In the last Leadership AdvantEdge podcast, I asked what your influencing style was – and if you missed that, you really ought to pop back and listen and do the influencing style inventory. This will identify your dominant influencing style and your least dominant style. Conqueror style influencers can be seen as aggressive, power hungry and controlling. It's not easy working for a conqueror, and their positive influence can be eradicated by the fear they can induce.
So what do you do, if your style isn't working well with some, or even all of the people you need to influence? You need to leverage your style and gain agility. But first and foremost, you want to make it as easy as possible for others to trust you and respect you. In this episode, I shall share how you can leverage your style and more easily influence others and motivate them to do things that matter.
Where are you in each of the key relationships you have where you need to influence someone?
On the vertical scale is how much you trust me and the horizontal represents how much you respect my competence. Someone with low trust and little respect for me would consider me to be a foolish jerk. And you're not likely to be easily swayed by someone you think is a foolish jerk. So, let's say that you still don't respect my competence, but you do trust me. I have proven myself to be trustworthy to you. Something of a loveable eejit. You would find it easier to accept my influence if you trusted me, even though you have little regard for my competence.

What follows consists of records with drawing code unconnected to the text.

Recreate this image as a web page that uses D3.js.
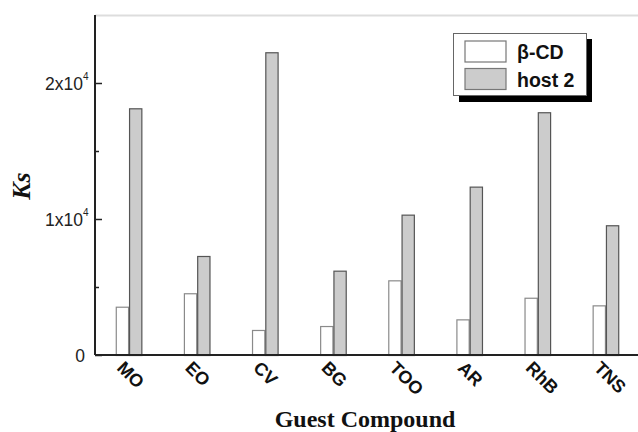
<!DOCTYPE html>
<html>
<head>
<meta charset="utf-8">
<script src="https://cdn.jsdelivr.net/npm/d3@7"></script>
<style>
  body { margin: 0; background: #fff; }
  svg { display: block; }
</style>
</head>
<body>
<div id="container"></div>
<script>
// guest compounds along the x axis
var categories = ["MO", "EO", "CV", "BG", "TOO", "AR", "RhB", "TNS"];
var seriesNames = ["β-CD", "host 2"];
// Ks values
var betaCD = [3550, 4540, 1840, 2130, 5490, 2620, 4210, 3650];
var host2 = [18140, 7280, 22260, 6200, 10320, 12380, 17850, 9540];
var majorTicks = [0, 10000, 20000];
var minorTicks = [5000, 15000];
var tickLabels = ["0", "1x10", "2x10"];

var width = 638, height = 432;
var margin = {top: 15, right: 0, bottom: 77, left: 95};
var w = width - margin.left - margin.right;
var h = height - margin.top - margin.bottom;

var svg = d3.select("#container")
    .append("svg")
    .attr("width", width)
    .attr("height", height);

var g = svg.append("g")
    .attr("transform", "translate(" + margin.left + "," + margin.top + ")");

var x = d3.scaleBand()
    .domain(categories)
    .range([0, w + 2])
    .paddingInner(0.61)
    .paddingOuter(0.305);

var xs = d3.scaleBand()
    .domain(seriesNames)
    .range([0, x.bandwidth()]);

var y = d3.scaleLinear()
    .domain([0, 25000])
    .range([h, 0]);

var fills = {"β-CD": "#ffffff", "host 2": "#cccccc"};
var strokes = {"β-CD": "#8a8a8a", "host 2": "#555555"};

// top frame line (light)
g.append("line")
    .attr("x1", 0).attr("x2", w)
    .attr("y1", 0.5).attr("y2", 0.5)
    .attr("stroke", "#dddddd")
    .attr("stroke-width", 2);

// bars
var rows = categories.map(function(c, i) {
    return {cat: c, vals: [{s: "β-CD", v: betaCD[i]}, {s: "host 2", v: host2[i]}]};
});

var groups = g.selectAll(".grp")
    .data(rows)
    .enter().append("g")
    .attr("class", "grp")
    .attr("transform", function(d) { return "translate(" + x(d.cat) + ",0)"; });

groups.selectAll("rect")
    .data(function(d) { return d.vals; })
    .enter().append("rect")
    .attr("x", function(d) { return xs(d.s) + 0.5; })
    .attr("y", function(d) { return y(d.v) + 0.5; })
    .attr("width", xs.bandwidth() - 1)
    .attr("height", function(d) { return h - y(d.v); })
    .attr("fill", function(d) { return fills[d.s]; })
    .attr("stroke", function(d) { return strokes[d.s]; })
    .attr("stroke-width", 1.2);

// y axis: ticks point inward
var yAxis = d3.axisRight(y)
    .tickValues(majorTicks)
    .tickSize(7)
    .tickFormat("");
var ya = g.append("g").call(yAxis);
ya.select(".domain").remove();
ya.selectAll(".tick line").attr("stroke", "#222").attr("stroke-width", 1.5);

var yMinor = d3.axisRight(y)
    .tickValues(minorTicks)
    .tickSize(4)
    .tickFormat("");
var ym = g.append("g").call(yMinor);
ym.select(".domain").remove();
ym.selectAll(".tick line").attr("stroke", "#222").attr("stroke-width", 1.5);

g.append("line")
    .attr("x1", 0).attr("x2", 0)
    .attr("y1", 0).attr("y2", h)
    .attr("stroke", "#222")
    .attr("stroke-width", 2);

// y tick labels with superscripts
g.selectAll(".ylab")
    .data(majorTicks)
    .enter().append("text")
    .attr("class", "ylab")
    .attr("x", function(d) { return d === 0 ? -10 : -12; })
    .attr("y", function(d) { return y(d) + 6.5; })
    .attr("text-anchor", "end")
    .style("font-family", "'Liberation Sans', Arial, sans-serif")
    .style("font-size", "17.5px")
    .style("fill", "#222")
    .text(function(d, i) { return tickLabels[i]; });

g.selectAll(".ysup")
    .data(majorTicks.filter(function(d) { return d > 0; }))
    .enter().append("text")
    .attr("class", "ysup")
    .attr("x", -12)
    .attr("y", function(d) { return y(d) - 3; })
    .style("font-family", "'Liberation Sans', Arial, sans-serif")
    .style("font-size", "10px")
    .style("fill", "#222")
    .text("4");

// x axis
var xAxis = d3.axisBottom(x).tickSize(0).tickFormat("");
var xa = g.append("g")
    .attr("transform", "translate(0," + h + ")")
    .call(xAxis);
xa.select(".domain").remove();

g.append("line")
    .attr("x1", 0).attr("x2", w)
    .attr("y1", h).attr("y2", h)
    .attr("stroke", "#222")
    .attr("stroke-width", 2);

g.selectAll(".xlab")
    .data(categories)
    .enter().append("text")
    .attr("class", "xlab")
    .attr("transform", function(d) {
        return "translate(" + (x(d) + x.bandwidth() / 2 - 13) + "," + (h + 14) + ") rotate(45)";
    })
    .style("font-family", "'Liberation Sans', Arial, sans-serif")
    .style("font-size", "18px")
    .style("font-weight", "bold")
    .style("fill", "#111")
    .text(function(d) { return d; });

// axis titles
svg.append("text")
    .attr("transform", "translate(30,186) rotate(-90)")
    .attr("text-anchor", "middle")
    .style("font-family", "'Liberation Serif', 'Times New Roman', serif")
    .style("font-size", "26px")
    .style("font-weight", "bold")
    .style("font-style", "italic")
    .style("fill", "#111")
    .text("Ks");

svg.append("text")
    .attr("x", 365)
    .attr("y", 427)
    .attr("text-anchor", "middle")
    .style("font-family", "'Liberation Serif', 'Times New Roman', serif")
    .style("font-size", "24px")
    .style("font-weight", "bold")
    .style("fill", "#111")
    .text("Guest Compound");

// legend with drop shadow
var lg = svg.append("g").attr("transform", "translate(453,33)");
lg.append("rect")
    .attr("x", 6).attr("y", 6)
    .attr("width", 133).attr("height", 63)
    .attr("fill", "#000");
lg.append("rect")
    .attr("x", 0.5).attr("y", 0.5)
    .attr("width", 133).attr("height", 62)
    .attr("fill", "#fff")
    .attr("stroke", "#666")
    .attr("stroke-width", 1);

var li = lg.selectAll(".li")
    .data(seriesNames)
    .enter().append("g")
    .attr("class", "li")
    .attr("transform", function(d, i) { return "translate(12," + (8 + i * 27.5) + ")"; });
li.append("rect")
    .attr("width", 41).attr("height", 21)
    .attr("fill", function(d) { return fills[d]; })
    .attr("stroke", "#777")
    .attr("stroke-width", 1.2);
li.append("text")
    .attr("x", 52)
    .attr("y", 18)
    .style("font-family", "'Liberation Sans', Arial, sans-serif")
    .style("font-size", "19.5px")
    .style("font-weight", "bold")
    .style("fill", "#111")
    .text(function(d) { return d; });
</script>
</body>
</html>
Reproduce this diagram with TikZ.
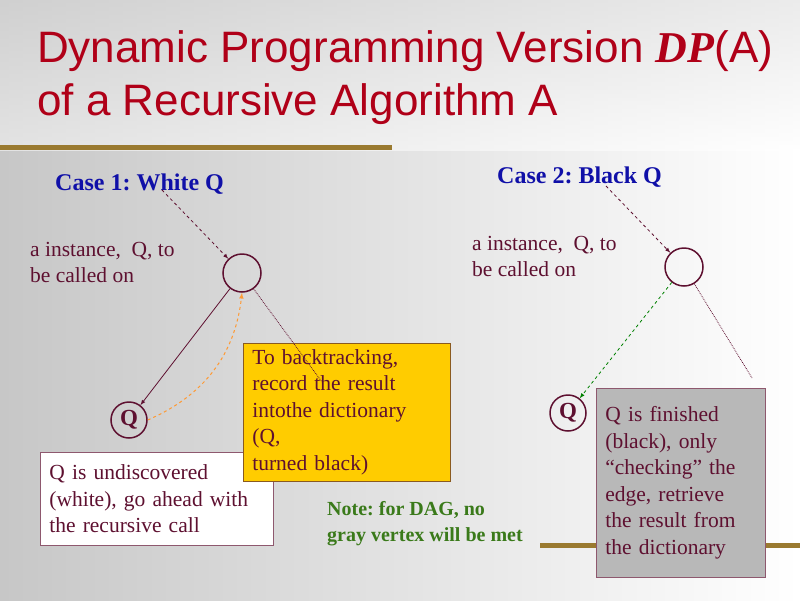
\documentclass[tikz,border=0pt]{standalone}
\usepackage{fontspec}
\setmainfont{Liberation Serif}
\newfontfamily\titlefont{Liberation Sans}
\frenchspacing
\begin{document}
\begin{tikzpicture}[x=1pt,y=-1pt,
  every node/.style={inner sep=0pt},
  vtx/.style={circle,draw=maroon,line width=1.5pt,minimum size=38pt},
  body/.style={font=\fontsize{21.5}{26.5}\selectfont,text=maroon,align=left},
  case/.style={font=\fontsize{24}{26}\selectfont\bfseries,text=caseblue,anchor=west},
  box/.style={draw=boxedge,line width=0.7pt,anchor=north west,inner xsep=9pt,inner ysep=6pt,body}]
\definecolor{maroon}{HTML}{5E1030}
\definecolor{caseblue}{HTML}{1010A8}
\definecolor{titlered}{HTML}{B00018}
\definecolor{boxedge}{HTML}{8A5A20}
\definecolor{stripe}{HTML}{9A7A30}
\definecolor{notegreen}{HTML}{3A7A1A}
\shade[left color=black!22,right color=white] (0,0) rectangle (800,600);
\shade[top color=black!15,bottom color=white,opacity=0.5] (0,0) rectangle (800,150);
\useasboundingbox (0,0) rectangle (800,600);
\fill[stripe] (0,145) rectangle (392,150);
\fill[stripe] (540,543) rectangle (800,548);
\node[anchor=base west,text=titlered,font=\titlefont\fontsize{44}{46}\selectfont] (t1) at (37,62) {Dynamic Programming Version \textit{\textbf{\textrm{DP}}}(A)};
\node[anchor=base west,text=titlered,font=\titlefont\fontsize{44}{46}\selectfont] (t2) at (37,115) {of a Recursive Algorithm A};
\node[case] (c1) at (55,184) {Case 1: White Q};
\node[case] (c2) at (497,177) {Case 2: Black Q};
\node[body,anchor=north west] (i1) at (30,242) {a instance,\ \ Q, to\\be called on};
\node[body,anchor=north west] (i2) at (472,236) {a instance,\ \ Q, to\\be called on};
\node[vtx] (v1) at (242,273) {};
\node[vtx,minimum size=36pt,font=\fontsize{23}{24}\selectfont\bfseries,text=maroon] (q1) at (129,420) {Q};
\node[vtx] (v2) at (684,267) {};
\node[vtx,minimum size=36pt,font=\fontsize{23}{24}\selectfont\bfseries,text=maroon] (q2) at (568,413) {Q};
\node[box,fill=white,draw=maroon!70,text width=215pt,minimum height=93pt] (wb) at (40,452) {Q is undiscovered\\(white), go ahead with\\the recursive call};
\node[box,fill={rgb,255:red,255;green,204;blue,0},text width=189pt,minimum height=116pt] (yb) at (243,343) {To backtracking,\\record the result\\intothe dictionary (Q,\\turned black)};
\node[box,fill=black!28,draw=maroon!70,text width=151pt,minimum height=189pt] (gb) at (596,388) {Q is finished\\(black), only\\“checking” the\\edge, retrieve\\the result from\\the dictionary};
\node[anchor=north west,align=left,text=notegreen,font=\fontsize{20}{26}\selectfont\bfseries] (note) at (327,501) {Note: for DAG, no\\gray vertex will be met};
\coordinate (e1) at (322,382);
\coordinate (e2) at (752,378);
\coordinate (s1) at (162,190);
\coordinate (s2) at (606,186);
\draw[maroon,dashed,line width=0.8pt,-latex] (s1) -- (v1);
\draw[maroon,dashed,line width=0.8pt,-latex] (s2) -- (v2);
\draw[maroon,line width=0.8pt,-latex] (v1) -- (q1);
\draw[orange!80,dashed,line width=1pt,-latex] (q1.east) to[bend right=30] (v1.south);
\draw[maroon,densely dotted,line width=0.8pt] (v1) -- (e1);
\draw[maroon,densely dotted,line width=0.8pt] (v2) -- (e2);
\draw[green!50!black,dashed,line width=0.8pt,-latex] (v2) -- (q2);
\end{tikzpicture}
\end{document}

Heck perhaps you don't even like me. My Chef was here, I had huge respect for his talent but didn't trust him to care for me, certainly not after that knife incident. If that were me, I'd be a jerk, a competent one, but still a jerk. Then there's the situation where you respect my talents and find me utterly trustworthy. That would make me a loveable star. Someone who could readily and easily influence you.
And what matters here is not how genuinely trustworthy you are, or even how competent you truly are. It is how you are perceived to be. The question is: Do they trust you and do they respect you? The more they both trust and respect you, the easier it is to influence them.
It's important to remember that both of these are perceptions. It's no use saying “well they should respect me.”. Maybe they should, but if they don't that's not actually a failure of your competence, it's a judgement of it. And it's no use saying, “well they shouldn't judge” either. They do and they will. Just as you judge them and me. How do you feel, for example, when you meet someone to have a chat, and they just talk about me, me, me, what about me? The entire conversation is them seeking affirmation from you. They don't ask after you. And if you do voice an opinion, you are swiftly cut off mid-sentence as they bring the dialogue back to the most important person in the room, i.e. them. As you heard that description, I'm sure that someone came to mind and you have a judgement about them. How much you respect and trust them. We need to remember the elevator principle here:
There are some people in life who will bring you up, and there are many more who will bring you down – The Elevator Principle.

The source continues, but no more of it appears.